Two girls in terry-cloth jogging shorts jostle at their grandmother’s elbow. “Always level the flour with the back of the knife. Like this.” A white cloud blows into the canister. “You only need half the sugar.” The picture shifts and the grandfather hands over the whisk. “Put your back into it.” “Fold the whites in gently. You want the pancakes to be fluffy.” “The secret is beating the whites separately. That and the beer.” The clock ticks away the revolutions of the whisk. Another scene: the kitchen is hot in the July afternoon. “Isn’t it ready yet?” The girl has been stirring for hours. She thinks that if they just throw in the nuts and shredded coconut that the frosting might be thick enough. “It will get there,” says her grandmother. “You won’t think that it will, but it always boils. Just keep stirring.” The girl knows, this has been her job, every year since she could see over the stove top, stirring the frosting for her dad’s German Chocolate birthday cake.

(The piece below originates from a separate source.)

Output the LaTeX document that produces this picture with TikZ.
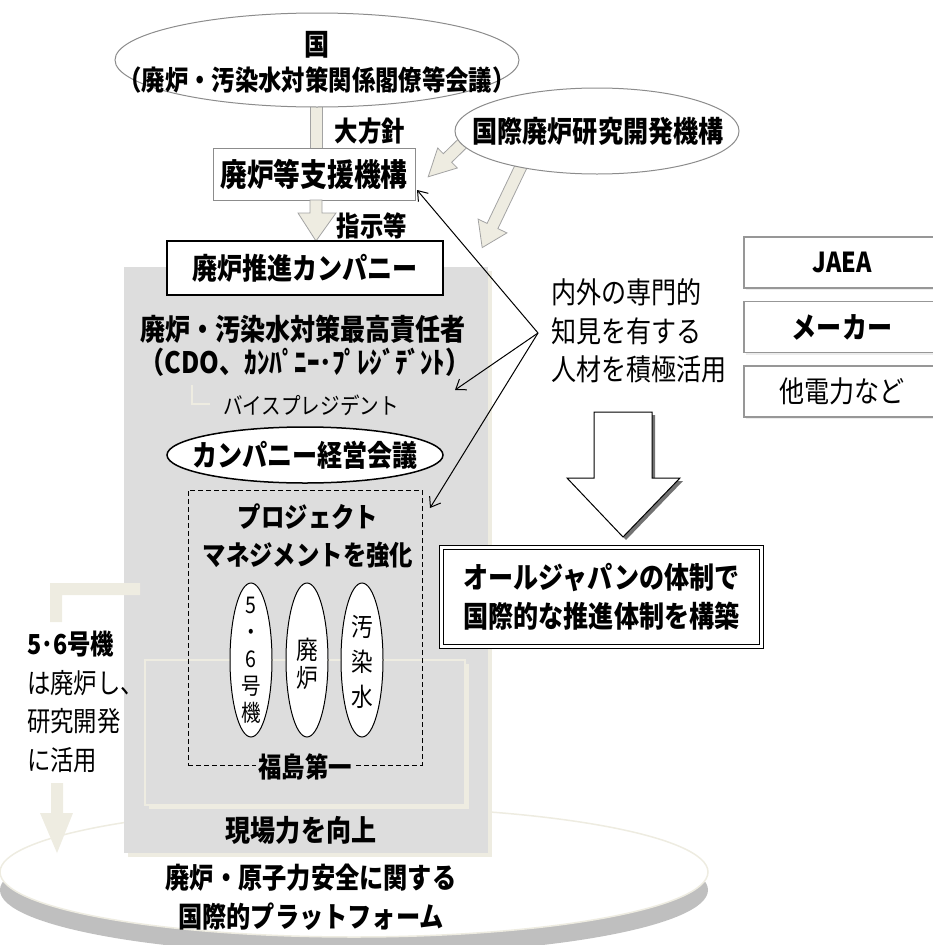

My children baked amicably together for four hours on the day the clock returned to our house. Bowls and pans were put into the dishwasher. Cello practice went off without a hitch; Caitlin conquered Vivaldi and Aidan played the first measures of Twinkle Twinkle Little Star with gusto. I can’t see any lumps, but they have hard heads, my kids. As far as I can tell, there are no packets of cocaine, no thumb drives stuck to the underside of the clock, no gems hidden in the mechanism. But, something else came home with that clock. We are haunted by some combined spirit of time, memory, loss, and love. I have been given the key, and ready or not, I am the one who knows how the clock works.
My youngest came into the office a few minutes after her sister, past the noise of intent debate from the kitchen. “Sissy wants to know what kind of cake Grandpa wants for his birthday?”
I grinned at the clock. Sorry Grandma, but I know a secret. “Grandpa doesn’t really like cake. Why don’t you guys make him a pie?”